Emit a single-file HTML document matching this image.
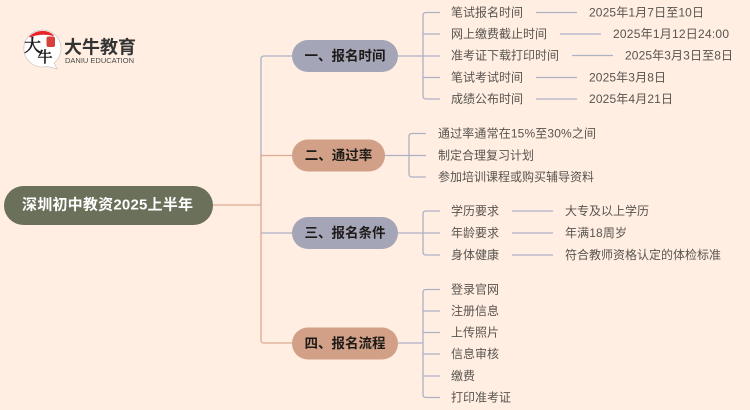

* * *

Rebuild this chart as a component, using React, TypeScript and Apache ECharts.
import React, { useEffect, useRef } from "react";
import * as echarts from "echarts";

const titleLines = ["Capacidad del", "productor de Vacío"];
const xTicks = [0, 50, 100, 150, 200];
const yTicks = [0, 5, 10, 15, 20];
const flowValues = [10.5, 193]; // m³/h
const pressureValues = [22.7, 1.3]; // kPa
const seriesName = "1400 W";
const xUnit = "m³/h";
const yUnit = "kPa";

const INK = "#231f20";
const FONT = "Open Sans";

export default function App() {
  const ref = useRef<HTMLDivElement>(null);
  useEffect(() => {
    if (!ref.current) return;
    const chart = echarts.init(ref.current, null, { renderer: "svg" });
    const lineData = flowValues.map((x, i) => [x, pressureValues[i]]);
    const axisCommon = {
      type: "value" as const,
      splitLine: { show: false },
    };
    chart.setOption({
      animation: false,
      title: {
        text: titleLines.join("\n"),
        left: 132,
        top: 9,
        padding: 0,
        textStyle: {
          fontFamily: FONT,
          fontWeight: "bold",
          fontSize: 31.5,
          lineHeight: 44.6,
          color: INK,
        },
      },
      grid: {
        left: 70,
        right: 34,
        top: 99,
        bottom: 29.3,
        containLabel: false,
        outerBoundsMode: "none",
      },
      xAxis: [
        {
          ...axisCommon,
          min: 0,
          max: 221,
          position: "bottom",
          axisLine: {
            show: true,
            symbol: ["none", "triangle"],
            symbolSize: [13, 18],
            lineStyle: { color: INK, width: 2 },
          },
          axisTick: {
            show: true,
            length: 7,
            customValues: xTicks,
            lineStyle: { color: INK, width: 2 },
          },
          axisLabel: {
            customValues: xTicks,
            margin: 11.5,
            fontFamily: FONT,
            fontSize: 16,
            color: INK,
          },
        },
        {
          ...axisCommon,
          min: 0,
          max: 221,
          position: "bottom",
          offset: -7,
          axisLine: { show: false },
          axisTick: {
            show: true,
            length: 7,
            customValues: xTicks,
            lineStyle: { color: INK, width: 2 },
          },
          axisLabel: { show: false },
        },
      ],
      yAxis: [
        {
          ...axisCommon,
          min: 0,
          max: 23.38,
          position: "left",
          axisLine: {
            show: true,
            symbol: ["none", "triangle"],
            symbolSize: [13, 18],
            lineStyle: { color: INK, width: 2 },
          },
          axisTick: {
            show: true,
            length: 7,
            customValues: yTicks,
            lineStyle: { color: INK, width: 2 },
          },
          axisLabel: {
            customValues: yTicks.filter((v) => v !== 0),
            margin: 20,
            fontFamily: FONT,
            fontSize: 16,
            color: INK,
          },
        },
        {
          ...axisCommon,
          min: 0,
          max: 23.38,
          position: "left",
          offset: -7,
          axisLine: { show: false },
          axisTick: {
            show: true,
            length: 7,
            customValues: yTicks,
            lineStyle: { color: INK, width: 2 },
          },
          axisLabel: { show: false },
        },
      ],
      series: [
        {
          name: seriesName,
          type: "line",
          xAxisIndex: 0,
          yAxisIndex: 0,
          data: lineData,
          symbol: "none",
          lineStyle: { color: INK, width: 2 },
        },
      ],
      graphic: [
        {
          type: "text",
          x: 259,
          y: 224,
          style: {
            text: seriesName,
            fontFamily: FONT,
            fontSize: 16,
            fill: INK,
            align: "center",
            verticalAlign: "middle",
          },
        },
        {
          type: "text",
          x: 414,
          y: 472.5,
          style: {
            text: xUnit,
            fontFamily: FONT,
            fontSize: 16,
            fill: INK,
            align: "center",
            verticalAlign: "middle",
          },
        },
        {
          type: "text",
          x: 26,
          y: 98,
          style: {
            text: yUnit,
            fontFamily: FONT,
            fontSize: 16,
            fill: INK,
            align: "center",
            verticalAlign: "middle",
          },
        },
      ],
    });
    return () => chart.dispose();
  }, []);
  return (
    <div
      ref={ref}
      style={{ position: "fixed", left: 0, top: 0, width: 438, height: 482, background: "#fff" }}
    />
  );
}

◆ **Aim**: Produce only the lines from the line containing "Rebuild this chart" through the line containing "import * as", inclusive of both, exactly as they stand in the entries above.

◆ **Answer for the task**:
Rebuild this chart as a component, using React, TypeScript and Apache ECharts.
import React, { useEffect, useRef } from "react";
import * as echarts from "echarts";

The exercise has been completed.